── Dataset excerpt ──
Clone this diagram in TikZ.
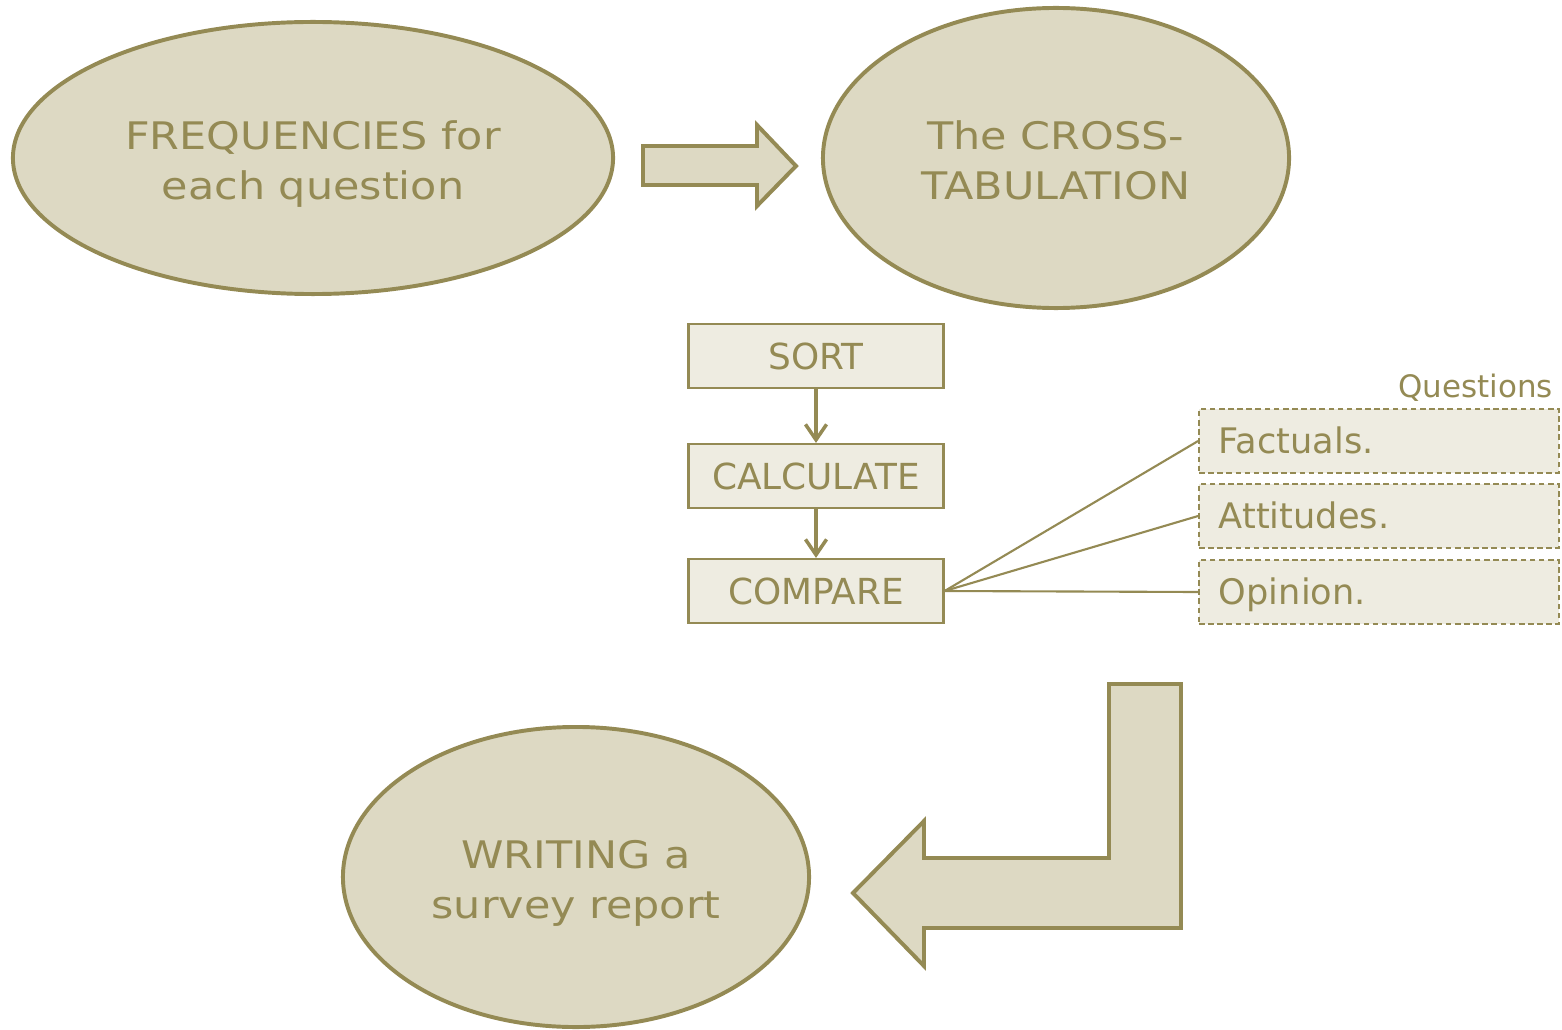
\documentclass[tikz,border=0pt]{standalone}
\usepackage{fontspec}
\setmainfont{DejaVu Sans}
\newfontfamily\widefont[FakeStretch=1.13]{DejaVu Sans}
\usetikzlibrary{shapes.geometric,arrows.meta}
\definecolor{olive}{HTML}{948A54}
\definecolor{khaki}{HTML}{DDD9C3}
\definecolor{pale}{HTML}{EEECE1}

\begin{document}
\begin{tikzpicture}[x=0.025cm,y=-0.025cm,
  ov/.style={ellipse,draw=olive,fill=khaki,line width=2.8pt,inner sep=0pt,
            align=center,text=olive,text height=59pt,text depth=0pt,
            font=\widefont\fontsize{27}{35.4}\selectfont},
  bx/.style={draw=olive,fill=pale,line width=1.5pt,minimum width=6.375cm,
            minimum height=1.6cm,inner sep=0pt,text=olive,font=\fontsize{25.5}{30}\selectfont},
  qb/.style={draw=olive,fill=pale,line width=1.2pt,dash pattern=on 4pt off 2.5pt,
            minimum height=1.6cm,inner xsep=0.5cm,text width=8cm,align=left,
            text height=18pt,text depth=0pt,text=olive,font=\fontsize{25}{30}\selectfont},
  big/.style={draw=olive,fill=khaki,line width=2.8pt,miter limit=10},
  flow/.style={-{Straight Barb[length=11pt,width=15pt]},draw=olive,line width=2.5pt},
  link/.style={draw=olive,line width=1.5pt}
]
\useasboundingbox (0,0) rectangle (1562,1030);
% main stages
\node[ov,minimum width=15cm,minimum height=6.8cm] (freq) at (313,158)
  {FREQUENCIES for\\each question};
\node[ov,minimum width=11.65cm,minimum height=7.5cm] (cross) at (1056,158)
  {The CROSS-\\TABULATION};
\node[ov,minimum width=11.65cm,minimum height=7.5cm] (write) at (576,877)
  {WRITING a\\survey report};
% block arrows
\draw[big] (643,146) -- (757,146) -- (757,125) -- (796,166) -- (757,206)
  -- (757,185) -- (643,185) -- cycle;
\draw[big] (1109,684) -- (1181,684) -- (1181,928) -- (924,928) -- (924,966)
  -- (853,893) -- (924,821) -- (924,858) -- (1109,858) -- cycle;
% steps
\node[bx] (sort) at (816,356) {SORT};
\node[bx] (calc) at (816,476) {CALCULATE};
\node[bx] (comp) at (816,591) {COMPARE};
\draw[flow] (sort) -- (calc);
\draw[flow] (calc) -- (comp);
% questions
\node[qb] (fact) at (1379,441) {Factuals.};
\node[qb] (att)  at (1379,516) {Attitudes.};
\node[qb] (opin) at (1379,592) {Opinion.};
\node[anchor=base east,inner sep=0pt,text=olive,font=\fontsize{22}{26}\selectfont]
  (quest) at (1553,397) {Questions};
\draw[link] (comp.east) -- (fact.west);
\draw[link] (comp.east) -- (att.west);
\draw[link] (comp.east) -- (opin.west);
\end{tikzpicture}
\end{document}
───
Task:
Copy out all of the data word for word. Do not carry over any picture.

Output for this exercise:
Clone this diagram in TikZ.
\documentclass[tikz,border=0pt]{standalone}
\usepackage{fontspec}
\setmainfont{DejaVu Sans}
\newfontfamily\widefont[FakeStretch=1.13]{DejaVu Sans}
\usetikzlibrary{shapes.geometric,arrows.meta}
\definecolor{olive}{HTML}{948A54}
\definecolor{khaki}{HTML}{DDD9C3}
\definecolor{pale}{HTML}{EEECE1}

\begin{document}
\begin{tikzpicture}[x=0.025cm,y=-0.025cm,
  ov/.style={ellipse,draw=olive,fill=khaki,line width=2.8pt,inner sep=0pt,
            align=center,text=olive,text height=59pt,text depth=0pt,
            font=\widefont\fontsize{27}{35.4}\selectfont},
  bx/.style={draw=olive,fill=pale,line width=1.5pt,minimum width=6.375cm,
            minimum height=1.6cm,inner sep=0pt,text=olive,font=\fontsize{25.5}{30}\selectfont},
  qb/.style={draw=olive,fill=pale,line width=1.2pt,dash pattern=on 4pt off 2.5pt,
            minimum height=1.6cm,inner xsep=0.5cm,text width=8cm,align=left,
            text height=18pt,text depth=0pt,text=olive,font=\fontsize{25}{30}\selectfont},
  big/.style={draw=olive,fill=khaki,line width=2.8pt,miter limit=10},
  flow/.style={-{Straight Barb[length=11pt,width=15pt]},draw=olive,line width=2.5pt},
  link/.style={draw=olive,line width=1.5pt}
]
\useasboundingbox (0,0) rectangle (1562,1030);
% main stages
\node[ov,minimum width=15cm,minimum height=6.8cm] (freq) at (313,158)
  {FREQUENCIES for\\each question};
\node[ov,minimum width=11.65cm,minimum height=7.5cm] (cross) at (1056,158)
  {The CROSS-\\TABULATION};
\node[ov,minimum width=11.65cm,minimum height=7.5cm] (write) at (576,877)
  {WRITING a\\survey report};
% block arrows
\draw[big] (643,146) -- (757,146) -- (757,125) -- (796,166) -- (757,206)
  -- (757,185) -- (643,185) -- cycle;
\draw[big] (1109,684) -- (1181,684) -- (1181,928) -- (924,928) -- (924,966)
  -- (853,893) -- (924,821) -- (924,858) -- (1109,858) -- cycle;
% steps
\node[bx] (sort) at (816,356) {SORT};
\node[bx] (calc) at (816,476) {CALCULATE};
\node[bx] (comp) at (816,591) {COMPARE};
\draw[flow] (sort) -- (calc);
\draw[flow] (calc) -- (comp);
% questions
\node[qb] (fact) at (1379,441) {Factuals.};
\node[qb] (att)  at (1379,516) {Attitudes.};
\node[qb] (opin) at (1379,592) {Opinion.};
\node[anchor=base east,inner sep=0pt,text=olive,font=\fontsize{22}{26}\selectfont]
  (quest) at (1553,397) {Questions};
\draw[link] (comp.east) -- (fact.west);
\draw[link] (comp.east) -- (att.west);
\draw[link] (comp.east) -- (opin.west);
\end{tikzpicture}
\end{document}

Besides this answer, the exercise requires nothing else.